[start of Data segment]
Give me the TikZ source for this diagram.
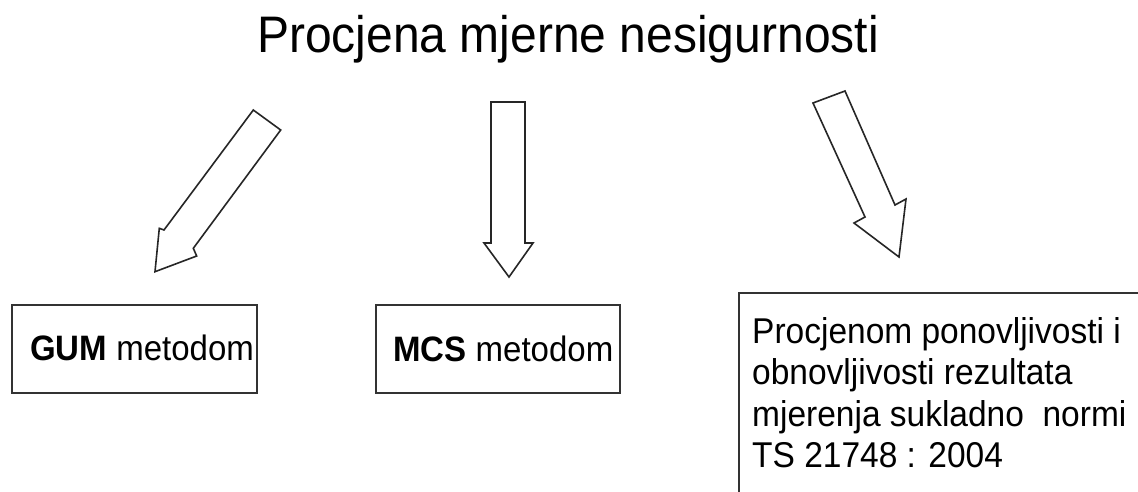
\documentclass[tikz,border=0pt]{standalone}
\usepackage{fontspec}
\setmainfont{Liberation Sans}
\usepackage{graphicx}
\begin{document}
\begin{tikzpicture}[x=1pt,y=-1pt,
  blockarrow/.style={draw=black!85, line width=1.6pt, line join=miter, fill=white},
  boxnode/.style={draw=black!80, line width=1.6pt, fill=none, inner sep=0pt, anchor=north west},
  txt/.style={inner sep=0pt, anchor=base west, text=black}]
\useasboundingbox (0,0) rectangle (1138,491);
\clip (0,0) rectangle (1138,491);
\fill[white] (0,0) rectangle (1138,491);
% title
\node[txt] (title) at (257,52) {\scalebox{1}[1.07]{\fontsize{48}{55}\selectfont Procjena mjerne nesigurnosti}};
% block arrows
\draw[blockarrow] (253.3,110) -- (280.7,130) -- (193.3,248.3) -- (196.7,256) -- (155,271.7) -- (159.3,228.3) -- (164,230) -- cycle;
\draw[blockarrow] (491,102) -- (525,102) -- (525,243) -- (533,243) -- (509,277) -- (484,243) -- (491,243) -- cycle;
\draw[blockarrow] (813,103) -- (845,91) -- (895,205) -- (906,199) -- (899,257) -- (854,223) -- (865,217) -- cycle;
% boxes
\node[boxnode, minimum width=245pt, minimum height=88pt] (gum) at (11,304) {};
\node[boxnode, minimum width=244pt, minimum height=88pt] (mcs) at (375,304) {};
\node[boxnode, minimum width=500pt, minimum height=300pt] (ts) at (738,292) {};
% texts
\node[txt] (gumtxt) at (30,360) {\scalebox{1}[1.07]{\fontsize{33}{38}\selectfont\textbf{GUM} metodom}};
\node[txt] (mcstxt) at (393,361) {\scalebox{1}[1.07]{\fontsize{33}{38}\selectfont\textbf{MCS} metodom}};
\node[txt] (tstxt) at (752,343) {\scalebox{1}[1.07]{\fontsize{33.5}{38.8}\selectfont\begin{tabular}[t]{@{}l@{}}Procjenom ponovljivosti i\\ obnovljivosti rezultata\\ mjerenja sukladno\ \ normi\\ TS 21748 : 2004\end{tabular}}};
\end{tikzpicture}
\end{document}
[end of Data segment]
**Goal:** Copy all the lines of data exactly as they appear, dropping any images.

**Problem solution:**
Give me the TikZ source for this diagram.
\documentclass[tikz,border=0pt]{standalone}
\usepackage{fontspec}
\setmainfont{Liberation Sans}
\usepackage{graphicx}
\begin{document}
\begin{tikzpicture}[x=1pt,y=-1pt,
  blockarrow/.style={draw=black!85, line width=1.6pt, line join=miter, fill=white},
  boxnode/.style={draw=black!80, line width=1.6pt, fill=none, inner sep=0pt, anchor=north west},
  txt/.style={inner sep=0pt, anchor=base west, text=black}]
\useasboundingbox (0,0) rectangle (1138,491);
\clip (0,0) rectangle (1138,491);
\fill[white] (0,0) rectangle (1138,491);
% title
\node[txt] (title) at (257,52) {\scalebox{1}[1.07]{\fontsize{48}{55}\selectfont Procjena mjerne nesigurnosti}};
% block arrows
\draw[blockarrow] (253.3,110) -- (280.7,130) -- (193.3,248.3) -- (196.7,256) -- (155,271.7) -- (159.3,228.3) -- (164,230) -- cycle;
\draw[blockarrow] (491,102) -- (525,102) -- (525,243) -- (533,243) -- (509,277) -- (484,243) -- (491,243) -- cycle;
\draw[blockarrow] (813,103) -- (845,91) -- (895,205) -- (906,199) -- (899,257) -- (854,223) -- (865,217) -- cycle;
% boxes
\node[boxnode, minimum width=245pt, minimum height=88pt] (gum) at (11,304) {};
\node[boxnode, minimum width=244pt, minimum height=88pt] (mcs) at (375,304) {};
\node[boxnode, minimum width=500pt, minimum height=300pt] (ts) at (738,292) {};
% texts
\node[txt] (gumtxt) at (30,360) {\scalebox{1}[1.07]{\fontsize{33}{38}\selectfont\textbf{GUM} metodom}};
\node[txt] (mcstxt) at (393,361) {\scalebox{1}[1.07]{\fontsize{33}{38}\selectfont\textbf{MCS} metodom}};
\node[txt] (tstxt) at (752,343) {\scalebox{1}[1.07]{\fontsize{33.5}{38.8}\selectfont\begin{tabular}[t]{@{}l@{}}Procjenom ponovljivosti i\\ obnovljivosti rezultata\\ mjerenja sukladno\ \ normi\\ TS 21748 : 2004\end{tabular}}};
\end{tikzpicture}
\end{document}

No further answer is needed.